• Short problem: Retype the opening lines of the listing below, ending with the line that contains "import matplotlib.pyplot as plt", and leave out any pictures.

════

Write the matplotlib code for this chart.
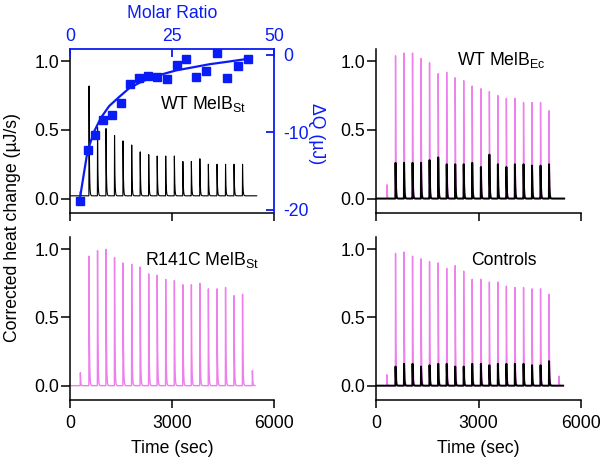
import numpy as np
import matplotlib
matplotlib.use('Agg')
import matplotlib.pyplot as plt

plt.rcParams['font.family'] = ['Liberation Sans', 'DejaVu Sans']
plt.rcParams['mathtext.fontset'] = 'custom'
plt.rcParams['mathtext.rm'] = 'Liberation Sans'
plt.rcParams['mathtext.it'] = 'Liberation Sans:italic'
plt.rcParams['axes.unicode_minus'] = False

FS = 12.7
BLUE = '#0a1cf5'
PINK = '#ee80ee'

# ---------------- data ----------------
inj_times = [300, 555, 805, 1055, 1305, 1555, 1810, 2060, 2310, 2560,
             2810, 3065, 3315, 3565, 3815, 4065, 4320, 4570, 4820, 5070]

wt_st_black = [0.05, 0.82, 0.52, 0.51, 0.46, 0.42, 0.39, 0.34, 0.32, 0.31,
               0.31, 0.31, 0.27, 0.27, 0.29, 0.25, 0.25, 0.25, 0.25, 0.25]
wt_ec_pink = [0.10, 1.04, 1.06, 1.06, 1.02, 0.99, 0.91, 0.92, 0.88, 0.86,
              0.82, 0.80, 0.78, 0.75, 0.73, 0.73, 0.70, 0.70, 0.70, 0.64]
wt_ec_black = [0.0, 0.26, 0.26, 0.26, 0.26, 0.28, 0.30, 0.25, 0.25, 0.25,
               0.26, 0.23, 0.32, 0.25, 0.23, 0.25, 0.25, 0.24, 0.24, 0.25]
r141c_pink = [0.095, 0.95, 0.99, 1.00, 0.94, 0.90, 0.89, 0.87, 0.82, 0.81,
              0.78, 0.77, 0.74, 0.74, 0.75, 0.71, 0.71, 0.72, 0.66, 0.67]
ctrl_pink = [0.08, 0.97, 0.98, 0.95, 0.93, 0.91, 0.90, 0.86, 0.88, 0.84,
             0.78, 0.78, 0.76, 0.76, 0.73, 0.72, 0.72, 0.71, 0.71, 0.67]
ctrl_black = [0.0, 0.14, 0.16, 0.16, 0.14, 0.15, 0.16, 0.16, 0.14, 0.14,
              0.16, 0.16, 0.15, 0.16, 0.16, 0.16, 0.16, 0.15, 0.15, 0.18]

end_bump_time = 5360
r141c_end_bump = 0.11
ctrl_end_bump = 0.07

molar_ratio = [2.4, 4.3, 6.2, 8.2, 10.4, 12.5, 14.7, 16.8, 19.0, 21.3,
               23.7, 26.2, 28.5, 30.8, 33.4, 36.0, 38.5, 41.2, 43.7]
delta_q = [-18.9, -12.3, -10.4, -8.4, -7.8, -6.2, -3.7, -3.0, -2.7, -2.9,
           -3.1, -1.3, -0.55, -2.8, -2.1, 0.2, -3.0, -1.4, -0.55]
fit_ratio = [2.4, 4.3, 5.9, 7.6, 9.6, 12.1, 14.5, 17.0, 19.5, 21.9,
             26.0, 30.1, 34.2, 38.3, 43.7]
fit_q = [-18.6, -12.4, -9.9, -8.1, -6.6, -5.4, -4.3, -3.6, -3.0, -2.6,
         -2.0, -1.6, -1.2, -0.9, -0.5]

time_ticks = [0, 3000, 6000]
heat_ticks = [0.0, 0.5, 1.0]
ratio_ticks = [0, 25, 50]
dq_ticks = [0, -10, -20]


def trace(tops, base, t_end, extra=None, rise=5, tau=11):
    t = np.arange(0, t_end + 1, 1.0)
    y = np.full_like(t, base)
    peaks = list(zip(inj_times, tops))
    if extra is not None:
        peaks.append(extra)
    for ti, top in peaks:
        dt = t - ti
        k = np.where(dt < 0, 0.0,
                     np.where(dt < rise, dt / rise, np.exp(-(dt - rise) / tau)))
        y = y + (top - base) * k
    return t, y


fig = plt.figure(figsize=(6, 4.65), dpi=100)
L, R, W = 70 / 600, 376.5 / 600, 204 / 600
pos = {
    'tl': [L, 0.542, W, 0.3527],
    'tr': [R, 0.542, W, 0.3527],
    'bl': [L, 0.1398, W, 0.3505],
    'br': [R, 0.1398, W, 0.3505],
}


def style(ax, xlabels):
    ax.set_xlim(0, 6000)
    ax.set_ylim(-0.105, 1.09)
    ax.set_xticks(time_ticks)
    ax.set_yticks(heat_ticks)
    ax.set_yticklabels(['%.1f' % v for v in heat_ticks])
    if xlabels:
        ax.set_xticklabels([str(v) for v in time_ticks])
    else:
        ax.set_xticklabels([])
    for s in ['top', 'right']:
        ax.spines[s].set_visible(False)
    for s in ['left', 'bottom']:
        ax.spines[s].set_linewidth(1.1)
    ax.tick_params(axis='y', direction='out', length=6.5, width=1.1,
                   pad=1.5, labelsize=FS)
    ax.tick_params(axis='x', direction='out', length=5.5, width=1.1,
                   pad=5.5, labelsize=FS)
    ax.patch.set_alpha(0)


# top-left
ax = fig.add_axes(pos['tl'])
t, y = trace(wt_st_black, 0.02, 5490)
ax.plot(t, y, color='black', lw=0.8)
style(ax, False)

axb = fig.add_axes(pos['tl'], facecolor='none')
axb.set_xlim(0, 50)
axb.set_ylim(-20.4, 0.77)
axb.plot(fit_ratio, fit_q, color=BLUE, lw=1.6, zorder=2)
axb.plot(molar_ratio, delta_q, 's', color=BLUE, ms=6.4, zorder=3)
axb.xaxis.tick_top()
axb.yaxis.tick_right()
axb.set_xticks(ratio_ticks)
axb.set_yticks(dq_ticks)
axb.set_yticklabels([str(v) for v in dq_ticks])
for s in ['left', 'bottom']:
    axb.spines[s].set_visible(False)
for s in ['top', 'right']:
    axb.spines[s].set_color(BLUE)
    axb.spines[s].set_linewidth(1.3)
axb.tick_params(axis='both', direction='in', length=5.5, width=1.3,
                color=BLUE, labelcolor=BLUE, labelsize=FS)
axb.tick_params(axis='x', pad=3)
axb.tick_params(axis='y', pad=7)
fig.text(172 / 600, 1 - 13 / 465, 'Molar Ratio', color=BLUE, fontsize=FS,
         ha='center', va='center')
fig.text(317 / 600, 1 - 134 / 465, 'ΔQ (µJ)', color=BLUE, fontsize=FS,
         ha='center', va='center', rotation=270)

# top-right
ax = fig.add_axes(pos['tr'])
t, y = trace(wt_ec_pink, 0.0, 5500)
ax.plot(t, y, color=PINK, lw=1.0)
t, y = trace(wt_ec_black, 0.0, 5520)
ax.plot(t, y, color='black', lw=1.4)
style(ax, False)

# bottom-left
ax = fig.add_axes(pos['bl'])
t, y = trace(r141c_pink, 0.0, 5440, extra=(end_bump_time, r141c_end_bump))
ax.plot(t, y, color=PINK, lw=1.0)
style(ax, True)

# bottom-right
ax = fig.add_axes(pos['br'])
t, y = trace(ctrl_pink, 0.0, 5450, extra=(end_bump_time, ctrl_end_bump))
ax.plot(t, y, color=PINK, lw=1.0)
t, y = trace(ctrl_black, 0.0, 5490)
ax.plot(t, y, color='black', lw=1.4)
style(ax, True)

# texts
fig.text(0.2667, 1 - 109.3 / 465, r'WT MelB$_{\mathrm{St}}$', fontsize=FS,
         ha='left', va='baseline')
fig.text(0.761, 1 - 65 / 465, r'WT MelB$_{\mathrm{Ec}}$', fontsize=FS,
         ha='left', va='baseline')
fig.text(0.2417, 1 - 265 / 465, r'R141C MelB$_{\mathrm{St}}$', fontsize=FS,
         ha='left', va='baseline')
fig.text(0.7845, 1 - 265 / 465, 'Controls', fontsize=FS,
         ha='left', va='baseline')

fig.text(13 / 600, 0.51, 'Corrected heat change (µJ/s)', fontsize=FS,
         ha='center', va='center', rotation=90)
fig.text((70 + 102) / 600, 1 - 448 / 465, 'Time (sec)', fontsize=FS,
         ha='center', va='center')
fig.text((376.5 + 102) / 600, 1 - 448 / 465, 'Time (sec)', fontsize=FS,
         ha='center', va='center')

fig.savefig('out.png', dpi=100)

════

• Task response:
Write the matplotlib code for this chart.
import numpy as np
import matplotlib
matplotlib.use('Agg')
import matplotlib.pyplot as plt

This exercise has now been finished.